Hari ini saya membaca berita di Kompas, "Kos Rp 2 Juta Sebulan di Yogya". Saya kaget membacanya. Ternyata, kos-kosan dengan fasilitas layaknya hotel sudah marak di Yogyakarta. Padahal dulu terkenal dengan hidup yang sederhana alias semuanya murah. Yang menyewa kamarnya bukan hanya karyawan, tapi juga para mahasiswa.

Tentu, yang tinggal disitu bukan mahasiswa seperti saya atau Dr. Purwadi dan teman-teman saya para penghuni kampus dulu. Fasilitas mewah bukan kebutuhan kami, yang paling penting terjangkau, syukur-syukur bisa gratis.

Ada dua sudut pandang untuk melihat fenomena ini, optimis dan pesimis.
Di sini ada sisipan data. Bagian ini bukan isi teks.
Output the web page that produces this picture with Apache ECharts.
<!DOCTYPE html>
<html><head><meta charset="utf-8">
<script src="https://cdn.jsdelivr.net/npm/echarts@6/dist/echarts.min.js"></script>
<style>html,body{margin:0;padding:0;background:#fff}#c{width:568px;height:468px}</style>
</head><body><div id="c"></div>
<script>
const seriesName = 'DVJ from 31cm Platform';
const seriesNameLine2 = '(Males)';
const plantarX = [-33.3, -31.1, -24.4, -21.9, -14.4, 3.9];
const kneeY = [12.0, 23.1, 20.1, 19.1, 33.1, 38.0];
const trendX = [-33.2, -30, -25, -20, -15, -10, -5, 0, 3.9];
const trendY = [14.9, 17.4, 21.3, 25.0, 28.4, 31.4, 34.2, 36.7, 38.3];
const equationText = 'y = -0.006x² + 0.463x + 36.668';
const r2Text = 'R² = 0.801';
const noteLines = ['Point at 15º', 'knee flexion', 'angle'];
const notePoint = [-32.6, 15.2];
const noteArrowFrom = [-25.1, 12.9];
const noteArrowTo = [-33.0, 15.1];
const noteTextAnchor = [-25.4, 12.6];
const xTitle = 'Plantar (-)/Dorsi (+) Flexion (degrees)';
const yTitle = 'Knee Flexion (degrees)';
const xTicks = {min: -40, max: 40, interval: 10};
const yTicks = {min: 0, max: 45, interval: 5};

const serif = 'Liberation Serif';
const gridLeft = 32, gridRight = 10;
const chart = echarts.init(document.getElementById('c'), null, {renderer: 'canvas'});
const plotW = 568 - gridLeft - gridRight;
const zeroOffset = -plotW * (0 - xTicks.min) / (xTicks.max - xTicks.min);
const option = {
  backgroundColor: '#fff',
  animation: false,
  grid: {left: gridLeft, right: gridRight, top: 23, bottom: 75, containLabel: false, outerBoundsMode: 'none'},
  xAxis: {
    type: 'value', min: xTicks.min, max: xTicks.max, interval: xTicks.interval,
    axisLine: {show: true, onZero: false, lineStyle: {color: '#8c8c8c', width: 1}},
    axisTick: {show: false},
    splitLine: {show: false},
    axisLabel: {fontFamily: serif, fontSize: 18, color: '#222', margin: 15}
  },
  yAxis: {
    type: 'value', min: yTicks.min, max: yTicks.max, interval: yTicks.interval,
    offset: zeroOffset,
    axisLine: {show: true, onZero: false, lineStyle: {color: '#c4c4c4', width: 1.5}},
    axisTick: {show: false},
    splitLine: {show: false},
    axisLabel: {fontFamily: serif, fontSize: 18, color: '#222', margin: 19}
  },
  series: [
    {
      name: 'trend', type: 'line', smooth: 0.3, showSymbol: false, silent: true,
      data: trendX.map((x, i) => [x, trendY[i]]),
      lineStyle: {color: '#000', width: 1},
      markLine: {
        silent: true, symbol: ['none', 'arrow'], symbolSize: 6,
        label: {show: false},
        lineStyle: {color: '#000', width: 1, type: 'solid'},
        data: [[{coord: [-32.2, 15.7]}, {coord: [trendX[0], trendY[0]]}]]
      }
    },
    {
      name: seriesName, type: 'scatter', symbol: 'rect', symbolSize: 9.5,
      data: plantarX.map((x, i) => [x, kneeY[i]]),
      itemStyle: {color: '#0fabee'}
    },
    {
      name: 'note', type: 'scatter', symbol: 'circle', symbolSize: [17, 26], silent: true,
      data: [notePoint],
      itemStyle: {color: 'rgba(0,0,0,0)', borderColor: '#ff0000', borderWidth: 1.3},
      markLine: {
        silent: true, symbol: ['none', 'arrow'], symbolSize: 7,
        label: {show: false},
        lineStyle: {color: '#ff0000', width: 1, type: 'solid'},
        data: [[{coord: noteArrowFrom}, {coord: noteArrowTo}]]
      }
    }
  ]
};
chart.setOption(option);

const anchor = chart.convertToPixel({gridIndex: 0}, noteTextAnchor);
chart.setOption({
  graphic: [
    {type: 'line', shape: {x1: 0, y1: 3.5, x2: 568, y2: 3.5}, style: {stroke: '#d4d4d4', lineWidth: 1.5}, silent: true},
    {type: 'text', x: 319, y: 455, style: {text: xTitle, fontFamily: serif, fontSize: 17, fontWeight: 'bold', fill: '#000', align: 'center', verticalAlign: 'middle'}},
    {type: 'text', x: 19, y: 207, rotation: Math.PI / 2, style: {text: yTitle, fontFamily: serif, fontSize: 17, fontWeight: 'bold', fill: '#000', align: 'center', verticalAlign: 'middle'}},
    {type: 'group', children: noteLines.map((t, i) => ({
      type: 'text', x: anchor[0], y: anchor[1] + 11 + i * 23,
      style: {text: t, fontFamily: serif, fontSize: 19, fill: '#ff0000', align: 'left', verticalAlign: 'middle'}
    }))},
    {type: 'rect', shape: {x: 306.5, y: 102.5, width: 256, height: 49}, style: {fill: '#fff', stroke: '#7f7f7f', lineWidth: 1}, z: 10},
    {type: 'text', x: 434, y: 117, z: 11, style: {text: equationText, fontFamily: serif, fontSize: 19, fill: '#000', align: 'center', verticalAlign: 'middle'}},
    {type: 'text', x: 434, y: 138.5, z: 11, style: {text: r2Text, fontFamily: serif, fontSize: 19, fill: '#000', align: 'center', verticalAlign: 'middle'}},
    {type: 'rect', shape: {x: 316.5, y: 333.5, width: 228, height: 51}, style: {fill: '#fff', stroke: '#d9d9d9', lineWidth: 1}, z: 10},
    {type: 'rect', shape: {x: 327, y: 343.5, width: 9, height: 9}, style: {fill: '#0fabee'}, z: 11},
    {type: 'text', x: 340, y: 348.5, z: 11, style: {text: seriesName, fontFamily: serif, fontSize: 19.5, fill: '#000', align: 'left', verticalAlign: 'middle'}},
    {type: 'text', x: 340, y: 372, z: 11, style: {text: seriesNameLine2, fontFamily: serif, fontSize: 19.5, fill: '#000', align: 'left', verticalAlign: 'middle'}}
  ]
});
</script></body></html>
Sudut pandang optimis, mudah-mudahan ini yang sebenarnya terjadi, tempat kos mahal menjamur padahal biaya kuliah melambung. Berarti, mahasiswa yang kuliah berasal dari keluarga yang sangat mampu.
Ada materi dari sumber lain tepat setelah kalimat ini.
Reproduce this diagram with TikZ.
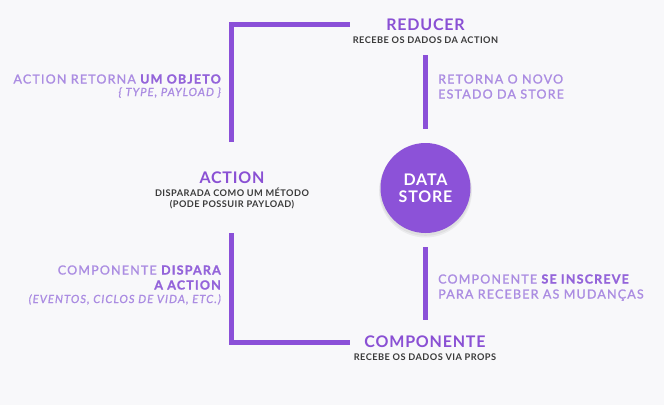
\documentclass[tikz,border=0pt]{standalone}
\usepackage{fontspec}
\setmainfont{Lato}
\newfontfamily\spaced{Lato}[LetterSpace=9.5, FakeBold=1.2]
\newfontfamily\headspaced{Lato}[LetterSpace=5]
\definecolor{barc}{HTML}{8B50D8}
\definecolor{headc}{HTML}{8A50D4}
\definecolor{notec}{HTML}{AB8CE2}
\definecolor{noted}{HTML}{9464DA}
\definecolor{subc}{HTML}{3A3A3A}
\definecolor{bgc}{HTML}{F8F8FA}
\definecolor{storec}{HTML}{8C52D8}
\tikzset{
  bar/.style={line width=5pt, draw=barc, line cap=butt},
  head/.style={inner sep=0pt, anchor=base, text=headc, font=\headspaced\bfseries\fontsize{16}{18}\selectfont},
  subtxt/.style={inner sep=0pt, anchor=base, text=subc, font=\headspaced\bfseries\fontsize{9.2}{11}\selectfont},
  notetxt/.style={inner sep=0pt, text=notec, font=\spaced\fontsize{12.5}{15}\selectfont},
  noteit/.style={inner sep=0pt, text=notec, font=\spaced\itshape\fontsize{11.2}{13}\selectfont},
  storenode/.style={circle, fill=storec, minimum size=90pt, inner sep=0pt},
  storeshadow/.style={fill=black, opacity=0.05},
  storetxt/.style={inner sep=0pt, anchor=base, text=white, font=\headspaced\bfseries\fontsize{16}{18}\selectfont},
}
\newcommand{\dk}[1]{\textcolor{noted}{\bfseries #1}}
\begin{document}
\begin{tikzpicture}[x=1pt,y=-1pt]
\fill[bgc] (0,0) rectangle (664,405);
\useasboundingbox (0,0) rectangle (664,405);

% headings
\node[head] (reducer) at (425.5,30) {REDUCER};
\node[subtxt] (reducersub) at (425.5,43.2) {RECEBE OS DADOS DA ACTION};
\node[head] (action) at (232,183) {ACTION};
\node[subtxt] (actionsub1) at (232,196.5) {DISPARADA COMO UM MÉTODO};
\node[subtxt] (actionsub2) at (232,207.5) {(PODE POSSUIR PAYLOAD)};
\node[head] (component) at (425,347) {COMPONENTE};
\node[subtxt] (componentsub) at (425,360.5) {RECEBE OS DADOS VIA PROPS};

% data store with soft shadow
\fill[storeshadow] (425.5,191) circle (46.5);
\fill[storeshadow] (425.5,190) circle (45.8);
\node[storenode] (store) at (425.5,188) {};
\node[storetxt] (storeA) at (425.5,185) {DATA};
\node[storetxt] (storeB) at (425.5,202) {STORE};

% bars
\coordinate (abTop) at (231.5,142);
\coordinate (rdLeft) at (350,24.5);
\coordinate (abBot) at (231.5,233);
\coordinate (cpLeft) at (350,342.5);
\coordinate (r1) at (425.5,55);
\coordinate (r2) at (425.5,129);
\coordinate (r3) at (425.5,247);
\coordinate (r4) at (425.5,320);
\draw[bar] (abTop) |- (rdLeft);
\draw[bar] (abBot) |- (cpLeft);
\draw[bar] (r1) -- (r2);
\draw[bar] (r3) -- (r4);

% left notes
\node[notetxt, anchor=base east] (tl1) at (221,83.5) {ACTION RETORNA \dk{UM OBJETO}};
\node[noteit, anchor=base east] (tl2) at (221,96) {\{ TYPE, PAYLOAD \}};
\node[notetxt, anchor=base east] (bl1) at (221,274.5) {COMPONENTE \dk{DISPARA}};
\node[notetxt, anchor=base east] (bl2) at (221,289.5) {\dk{A ACTION}};
\node[noteit, anchor=base east] (bl3) at (221,303) {(EVENTOS, CICLOS DE VIDA, ETC.)};

% right notes
\node[notetxt, anchor=base west] (tr1) at (438,83.5) {RETORNA O NOVO};
\node[notetxt, anchor=base west] (tr2) at (438,98.5) {ESTADO DA STORE};
\node[notetxt, anchor=base west] (br1) at (438,283.5) {COMPONENTE \dk{SE INSCREVE}};
\node[notetxt, anchor=base west] (br2) at (438,298.5) {PARA RECEBER AS MUDANÇAS};
\end{tikzpicture}
\end{document}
Jika sebagian besar mahasiswa berasal dari daerah (seperti saat saya kuliah dulu), maka banyak keluarga dari daerah yang sangat mampu. Artinya, masyarakat di daerah jauh lebih makmur dibanding zaman saya mahasiswa dulu dan bisa jadi kesejahteraan negeri ini semakin merata. Sehingga, para penghuni kampus sudah tidak ada lagi.

Namun, saya sedih dan kawatir melihatnya dari sudut pandang pesimis. Sebenarnya, anak-anak muda setingkat penghuni kampus masih banyak. Mereka terpinggirkan karena kampus tak memberi tempat bagi mereka, sedang biaya ekonomi tinggi menggilasnya.

Mereka bukan menghilang, melainkan terbuang. Kampus bukan tempat bagi mereka, sepandai apa pun ia.

Bukankah masih ada biasiswa? Benar, dengan biasiswa beban biaya studinya berkurang. Tapi, bagaimana dengan biaya-biaya yang lain? Masihkan kampus memberinya tempat untuk tinggal saat mereka tak mampu membayar sewa kos? Bagaimana pula dengan harga-harga yang sudah berlipat-lipat dibanding dulu?

Saya berharap, ini hanya kekawatiran saya yang kurang benar.